> **WHAT THE TASK ASKS**:
Scan the listing below. Report each line that includes "with".

> **DATA SUPPLIED**:
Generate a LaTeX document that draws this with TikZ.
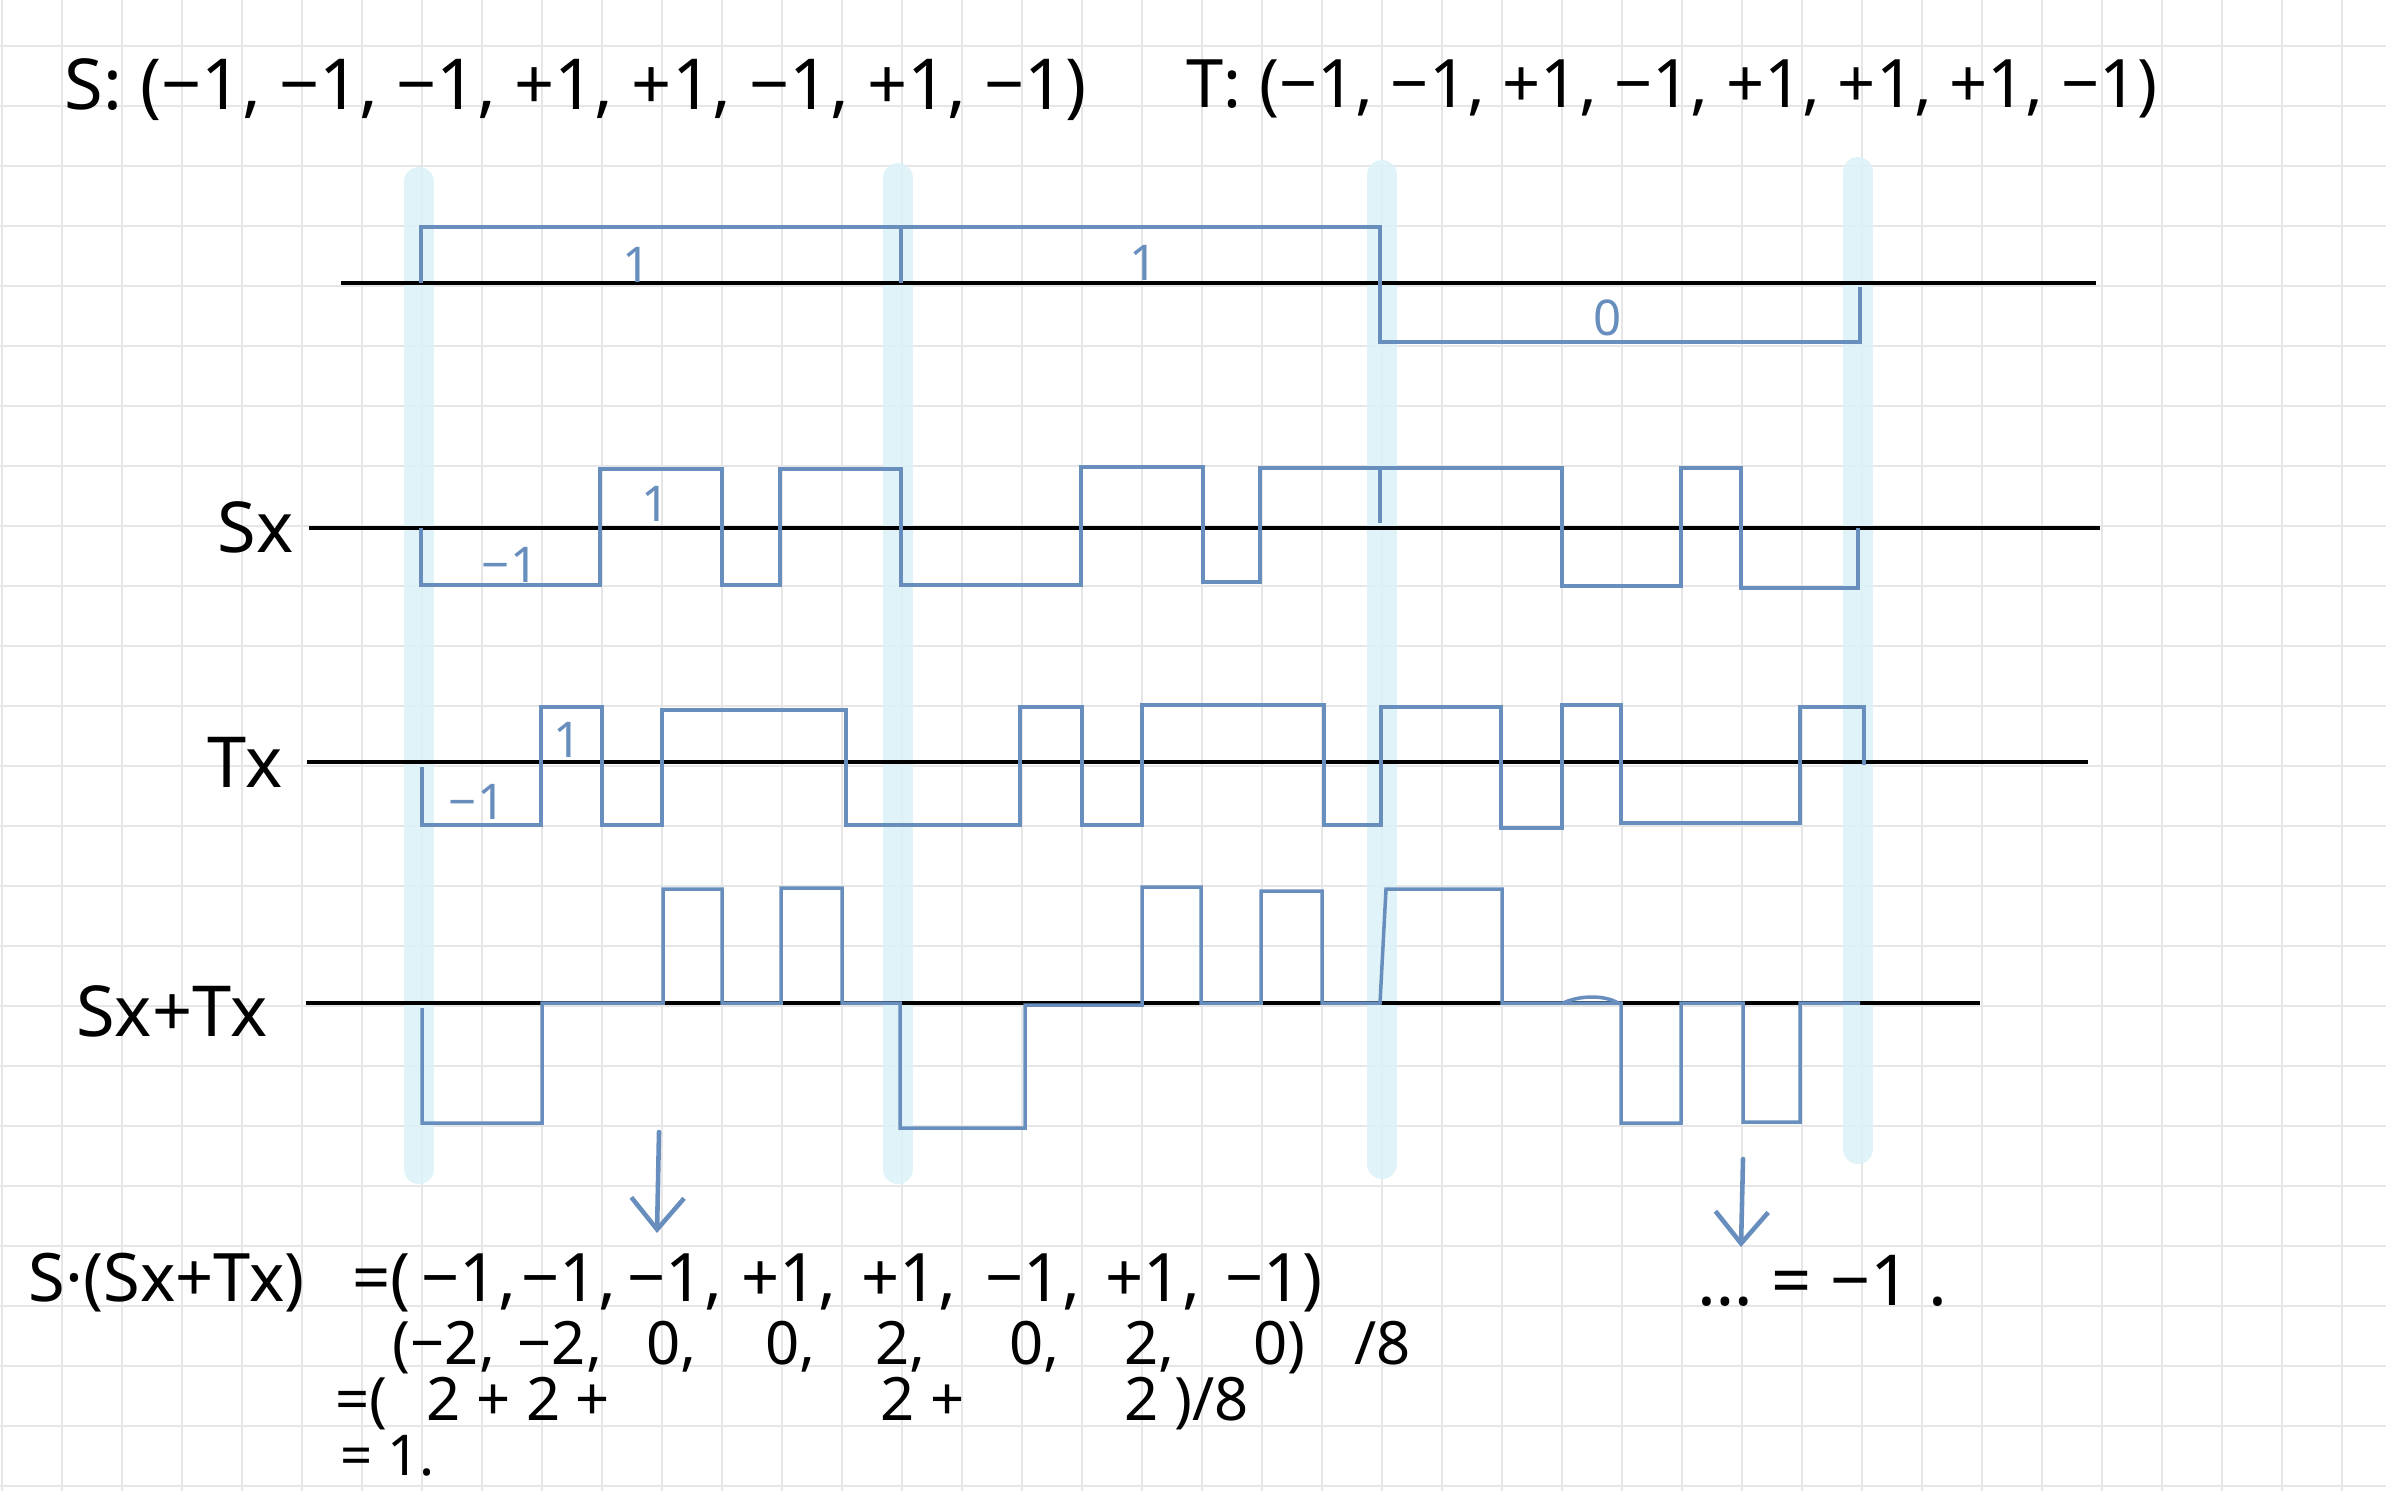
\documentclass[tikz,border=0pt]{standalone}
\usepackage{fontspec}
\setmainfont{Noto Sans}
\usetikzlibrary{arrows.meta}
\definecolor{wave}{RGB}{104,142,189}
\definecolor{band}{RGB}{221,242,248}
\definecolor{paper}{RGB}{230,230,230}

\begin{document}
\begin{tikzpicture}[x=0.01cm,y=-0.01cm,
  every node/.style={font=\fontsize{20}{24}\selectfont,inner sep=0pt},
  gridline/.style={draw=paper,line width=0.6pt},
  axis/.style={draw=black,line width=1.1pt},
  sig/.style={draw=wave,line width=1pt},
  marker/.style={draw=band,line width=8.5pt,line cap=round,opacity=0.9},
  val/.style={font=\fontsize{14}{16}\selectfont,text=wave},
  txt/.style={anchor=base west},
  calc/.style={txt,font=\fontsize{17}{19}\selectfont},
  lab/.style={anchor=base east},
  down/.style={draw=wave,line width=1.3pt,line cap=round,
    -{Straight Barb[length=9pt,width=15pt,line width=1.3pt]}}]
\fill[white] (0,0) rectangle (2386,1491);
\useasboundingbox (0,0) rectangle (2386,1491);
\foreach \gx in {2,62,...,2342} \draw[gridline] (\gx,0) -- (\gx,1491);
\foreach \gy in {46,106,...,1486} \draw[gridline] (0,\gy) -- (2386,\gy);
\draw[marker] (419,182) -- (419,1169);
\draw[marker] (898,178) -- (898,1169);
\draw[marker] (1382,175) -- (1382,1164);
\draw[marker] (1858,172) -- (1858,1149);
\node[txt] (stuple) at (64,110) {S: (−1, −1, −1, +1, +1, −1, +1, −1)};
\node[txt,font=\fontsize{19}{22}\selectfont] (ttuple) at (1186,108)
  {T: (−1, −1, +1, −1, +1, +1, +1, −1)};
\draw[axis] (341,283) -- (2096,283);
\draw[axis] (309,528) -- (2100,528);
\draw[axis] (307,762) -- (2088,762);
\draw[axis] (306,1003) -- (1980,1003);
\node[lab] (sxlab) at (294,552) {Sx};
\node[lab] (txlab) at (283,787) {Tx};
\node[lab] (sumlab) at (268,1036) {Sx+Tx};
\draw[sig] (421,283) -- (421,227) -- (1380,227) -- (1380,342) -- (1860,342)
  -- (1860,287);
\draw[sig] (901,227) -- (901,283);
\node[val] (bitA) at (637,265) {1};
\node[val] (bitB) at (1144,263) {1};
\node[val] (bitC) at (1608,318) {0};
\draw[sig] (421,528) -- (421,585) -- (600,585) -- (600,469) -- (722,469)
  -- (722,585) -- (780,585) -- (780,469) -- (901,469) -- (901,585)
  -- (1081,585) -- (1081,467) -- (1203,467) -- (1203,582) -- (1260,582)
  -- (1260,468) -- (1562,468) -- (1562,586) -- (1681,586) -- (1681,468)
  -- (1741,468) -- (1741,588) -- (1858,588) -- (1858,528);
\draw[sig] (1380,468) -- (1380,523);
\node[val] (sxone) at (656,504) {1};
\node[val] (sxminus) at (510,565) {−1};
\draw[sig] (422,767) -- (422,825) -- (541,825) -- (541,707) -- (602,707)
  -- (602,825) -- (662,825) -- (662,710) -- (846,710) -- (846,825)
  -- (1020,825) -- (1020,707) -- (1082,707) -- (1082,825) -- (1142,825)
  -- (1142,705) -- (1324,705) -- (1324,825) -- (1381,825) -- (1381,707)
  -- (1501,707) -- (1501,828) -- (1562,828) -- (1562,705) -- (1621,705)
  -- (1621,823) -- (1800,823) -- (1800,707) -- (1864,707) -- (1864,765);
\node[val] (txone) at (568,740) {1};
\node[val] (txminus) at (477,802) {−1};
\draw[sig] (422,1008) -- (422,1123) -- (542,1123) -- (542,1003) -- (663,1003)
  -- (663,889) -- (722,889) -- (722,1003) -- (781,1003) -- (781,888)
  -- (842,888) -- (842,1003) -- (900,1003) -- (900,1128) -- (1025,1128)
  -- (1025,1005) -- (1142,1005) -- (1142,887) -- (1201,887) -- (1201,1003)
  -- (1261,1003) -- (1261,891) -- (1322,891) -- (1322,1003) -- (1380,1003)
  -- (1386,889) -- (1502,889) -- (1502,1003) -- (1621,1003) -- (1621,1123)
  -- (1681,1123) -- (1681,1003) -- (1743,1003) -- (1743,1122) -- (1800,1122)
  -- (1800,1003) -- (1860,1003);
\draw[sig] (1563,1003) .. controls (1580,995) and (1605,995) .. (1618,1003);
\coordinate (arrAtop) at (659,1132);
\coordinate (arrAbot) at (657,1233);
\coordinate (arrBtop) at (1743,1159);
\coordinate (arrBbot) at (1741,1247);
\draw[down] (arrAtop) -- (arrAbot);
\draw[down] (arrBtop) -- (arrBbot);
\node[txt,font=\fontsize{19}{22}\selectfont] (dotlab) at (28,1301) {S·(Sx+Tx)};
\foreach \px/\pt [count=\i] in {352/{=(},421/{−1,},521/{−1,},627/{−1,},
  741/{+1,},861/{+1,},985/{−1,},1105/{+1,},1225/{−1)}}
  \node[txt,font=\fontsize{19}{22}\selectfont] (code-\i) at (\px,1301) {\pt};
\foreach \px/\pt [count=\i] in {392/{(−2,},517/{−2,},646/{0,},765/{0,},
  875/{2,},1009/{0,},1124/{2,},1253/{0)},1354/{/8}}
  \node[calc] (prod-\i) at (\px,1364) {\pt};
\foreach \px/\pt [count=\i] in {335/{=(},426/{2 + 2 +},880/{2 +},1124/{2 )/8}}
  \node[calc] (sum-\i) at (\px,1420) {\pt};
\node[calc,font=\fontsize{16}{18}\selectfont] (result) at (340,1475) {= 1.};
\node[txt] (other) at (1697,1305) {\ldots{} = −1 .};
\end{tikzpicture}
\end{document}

* * *

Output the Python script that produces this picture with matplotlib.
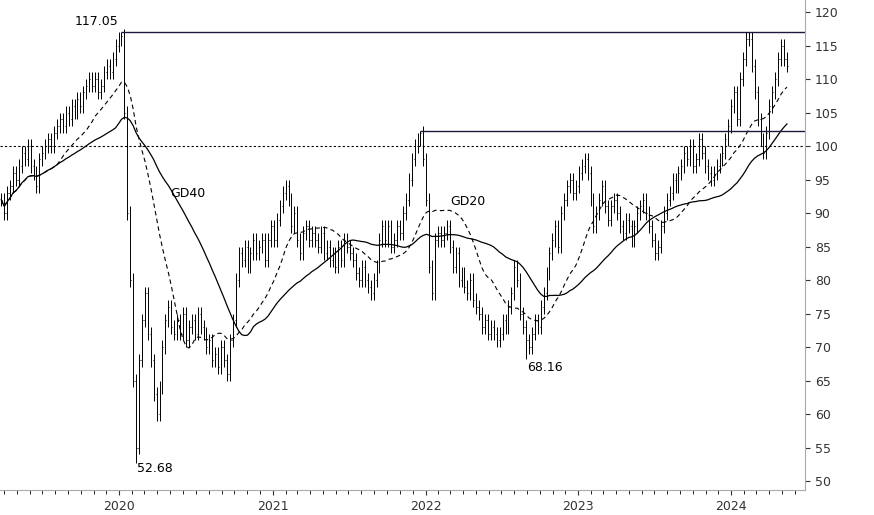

--

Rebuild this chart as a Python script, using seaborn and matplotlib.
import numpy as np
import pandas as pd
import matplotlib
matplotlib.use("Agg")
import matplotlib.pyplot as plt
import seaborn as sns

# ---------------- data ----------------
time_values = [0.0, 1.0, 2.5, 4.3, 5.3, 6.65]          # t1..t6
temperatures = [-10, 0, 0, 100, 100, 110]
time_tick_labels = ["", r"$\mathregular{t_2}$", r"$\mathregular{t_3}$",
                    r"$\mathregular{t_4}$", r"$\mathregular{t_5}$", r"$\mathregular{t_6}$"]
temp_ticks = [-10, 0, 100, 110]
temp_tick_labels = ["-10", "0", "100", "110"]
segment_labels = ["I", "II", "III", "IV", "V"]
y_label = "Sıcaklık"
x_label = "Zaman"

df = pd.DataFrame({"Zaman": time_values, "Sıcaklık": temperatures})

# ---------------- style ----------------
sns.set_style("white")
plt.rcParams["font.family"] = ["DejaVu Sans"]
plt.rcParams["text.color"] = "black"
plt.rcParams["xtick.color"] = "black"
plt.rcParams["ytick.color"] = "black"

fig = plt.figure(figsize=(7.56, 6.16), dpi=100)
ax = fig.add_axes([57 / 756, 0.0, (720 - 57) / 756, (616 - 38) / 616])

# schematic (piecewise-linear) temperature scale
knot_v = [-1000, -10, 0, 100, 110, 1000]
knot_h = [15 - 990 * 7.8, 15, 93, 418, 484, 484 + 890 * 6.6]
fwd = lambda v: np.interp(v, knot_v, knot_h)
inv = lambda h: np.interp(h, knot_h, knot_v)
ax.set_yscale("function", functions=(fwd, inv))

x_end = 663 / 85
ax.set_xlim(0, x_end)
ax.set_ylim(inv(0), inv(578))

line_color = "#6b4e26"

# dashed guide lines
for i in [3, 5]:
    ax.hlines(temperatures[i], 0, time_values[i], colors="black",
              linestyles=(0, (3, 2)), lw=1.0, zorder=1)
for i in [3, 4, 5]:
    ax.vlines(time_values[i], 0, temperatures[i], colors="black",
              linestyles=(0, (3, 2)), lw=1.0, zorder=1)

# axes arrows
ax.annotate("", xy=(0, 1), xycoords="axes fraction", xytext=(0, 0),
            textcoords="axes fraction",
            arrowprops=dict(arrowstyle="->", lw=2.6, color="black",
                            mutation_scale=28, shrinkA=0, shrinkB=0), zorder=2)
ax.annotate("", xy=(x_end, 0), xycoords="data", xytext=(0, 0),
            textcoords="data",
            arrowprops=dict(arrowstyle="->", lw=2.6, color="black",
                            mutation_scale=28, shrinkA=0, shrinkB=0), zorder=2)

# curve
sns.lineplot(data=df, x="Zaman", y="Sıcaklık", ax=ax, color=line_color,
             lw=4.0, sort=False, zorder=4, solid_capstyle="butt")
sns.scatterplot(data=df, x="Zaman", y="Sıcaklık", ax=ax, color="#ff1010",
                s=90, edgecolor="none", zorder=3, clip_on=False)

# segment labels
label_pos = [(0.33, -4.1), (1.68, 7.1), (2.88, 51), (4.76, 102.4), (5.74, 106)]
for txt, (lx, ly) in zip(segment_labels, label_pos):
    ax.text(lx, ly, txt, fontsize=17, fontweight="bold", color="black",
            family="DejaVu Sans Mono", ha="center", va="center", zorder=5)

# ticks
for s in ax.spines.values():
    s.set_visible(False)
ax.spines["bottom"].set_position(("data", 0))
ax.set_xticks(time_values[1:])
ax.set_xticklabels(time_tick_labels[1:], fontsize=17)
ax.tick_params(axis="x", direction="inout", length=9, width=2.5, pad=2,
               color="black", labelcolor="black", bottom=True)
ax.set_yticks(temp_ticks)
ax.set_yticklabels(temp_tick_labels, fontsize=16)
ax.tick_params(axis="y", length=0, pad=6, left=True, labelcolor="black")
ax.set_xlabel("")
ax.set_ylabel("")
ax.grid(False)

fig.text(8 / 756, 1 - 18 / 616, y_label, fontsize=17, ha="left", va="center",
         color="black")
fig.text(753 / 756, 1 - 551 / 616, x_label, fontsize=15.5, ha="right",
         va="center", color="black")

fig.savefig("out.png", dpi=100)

> **OUTPUT FOR THIS TASK**:
Generate a LaTeX document that draws this with TikZ.
Output the Python script that produces this picture with matplotlib.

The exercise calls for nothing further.